Pero no había nadie en la oficina. Cuando llegué a mi auto, la madre soldado seguía allí sentada, con el auto en marcha y el bebé en brazos.
El resto de la semana me quedé en la guardería después de dejar a Jordan, leyendo el tablón de anuncios y haciendo preguntas al personal. Tardé un rato en darme cuenta de que intentaba encontrarme con ella. Necesitaba oír el tenor de su voz, evaluarla.
Pero ella había sido entrenada para detectar a un enemigo al acecho. Me fui sin encontrarme con ella.

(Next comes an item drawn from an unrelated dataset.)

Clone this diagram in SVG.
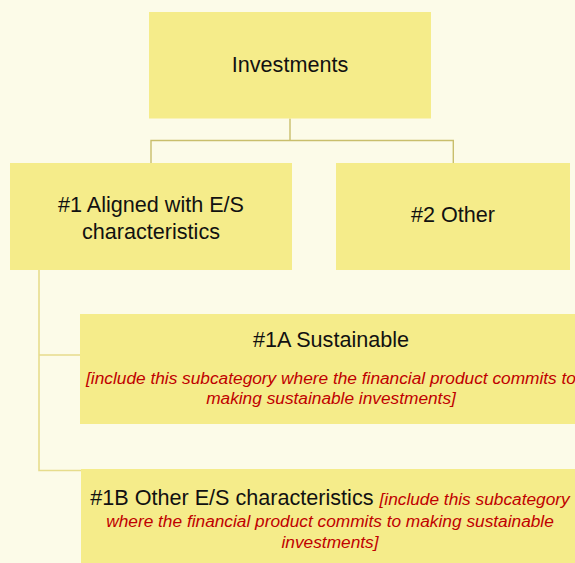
<svg xmlns="http://www.w3.org/2000/svg" width="575" height="563" viewBox="0 0 575 563">
<style>
.box{fill:#F5EC8A}
.lbl{font-family:"Liberation Sans",Arial,sans-serif;font-size:21.6px;fill:#111111;text-anchor:middle}
.note{font-family:"Liberation Sans",Arial,sans-serif;font-size:17.3px;font-style:italic;fill:#C00000;text-anchor:middle}
.c1{fill:none;stroke:#C9BE6C;stroke-width:1.4}
.c2{fill:none;stroke:#E6DC8C;stroke-width:1.6}
</style>
<rect x="0" y="0" width="575" height="563" fill="#FCFBE8"/>
<g id="connectors">
<path class="c1" d="M290 118.5 V140.5 M151 163 V140.5 H453.3 V163"/>
<path class="c2" d="M39 270 V470.5 H81 M39 355 H80"/>
</g>
<g id="investments">
<rect class="box" x="149" y="12" width="282" height="106.5"/>
<text class="lbl" x="290" y="72">Investments</text>
</g>
<g id="aligned">
<rect class="box" x="10" y="163" width="282" height="107"/>
<text class="lbl" x="151" y="212">#1 Aligned with E/S</text>
<text class="lbl" x="151" y="238.5">characteristics</text>
</g>
<g id="other">
<rect class="box" x="336" y="163" width="234" height="107"/>
<text class="lbl" x="453" y="222">#2 Other</text>
</g>
<g id="sustainable">
<rect class="box" x="80" y="314" width="502" height="110"/>
<text class="lbl" x="331" y="347">#1A Sustainable</text>
<text class="note" x="331" y="384">[include this subcategory where the financial product commits to</text>
<text class="note" x="331" y="404">making sustainable investments]</text>
</g>
<g id="other-es">
<rect class="box" x="81" y="469" width="500" height="94"/>
<text class="lbl" x="330" y="505">#1B Other E/S characteristics <tspan class="note" style="font-size:17.3px;font-style:italic;fill:#C00000">[include this subcategory</tspan></text>
<text class="note" x="330" y="527">where the financial product commits to making sustainable</text>
<text class="note" x="330" y="548">investments]</text>
</g>
</svg>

Hace poco, cuando fui a dejar a los niños, llovía a cántaros y me maldije. El pronóstico anunciaba chaparrones intermitentes, pero tenía tanta prisa que olvidé el impermeable de Jordan.
“¡Esto es una locura!”, dije, un poco preocupada por la falta de visibilidad, la pérdida de tracción, las líneas blancas borrosas, los camiones que se nos echaban encima. Por favor, Dios, recé, no me dejes tener un accidente con mi dulce nieto en el auto.
“Me encanta la lluvia”, dijo Jordan, mirando las gotas que golpeaban la ventanilla, “porque me gustan los arco iris”.
Cuando llegamos a la guardería, me estacioné justo delante de la puerta. Estaba nerviosa, la lluvia seguía arreciando. No podía moverme. El chaparrón había desatado mis miedos: ¿Qué pasará si me hago demasiado vieja para cuidar de todos? ¿Y si vuelvo a abandonarlos al morir?
Jordan miró a su alrededor, sin saber qué estaba pasando. “¿Puedo quitarme el cinturón?”, preguntó.
Respiré hondo. “Sí, pero aún no vamos a salir”.
Se sentó en el asiento delantero y yo lo acuné en nuestra pequeña trinchera. Los autos detrás de mí hacían fila mientras los padres esperaban un sitio para bajar a sus hijos. Pero yo no podía moverme.
Le quiero tanto que es como si se me hubiera metido en los huesos. ¿Dónde estarían mis pequeños si no hubiera podido cuidarlos?
Afuera, la lluvia no cesaba.
“¿Cuándo puedo ir con la señorita Amy?”, preguntó Jordan. Pero su cuerpo se acurrucaba más mientras aguantábamos el embate de la lluvia.
“Vamos a sentarnos aquí un minuto”, dije, acurrucándome. “Quizá si esperamos lo suficiente, todo se calmará”.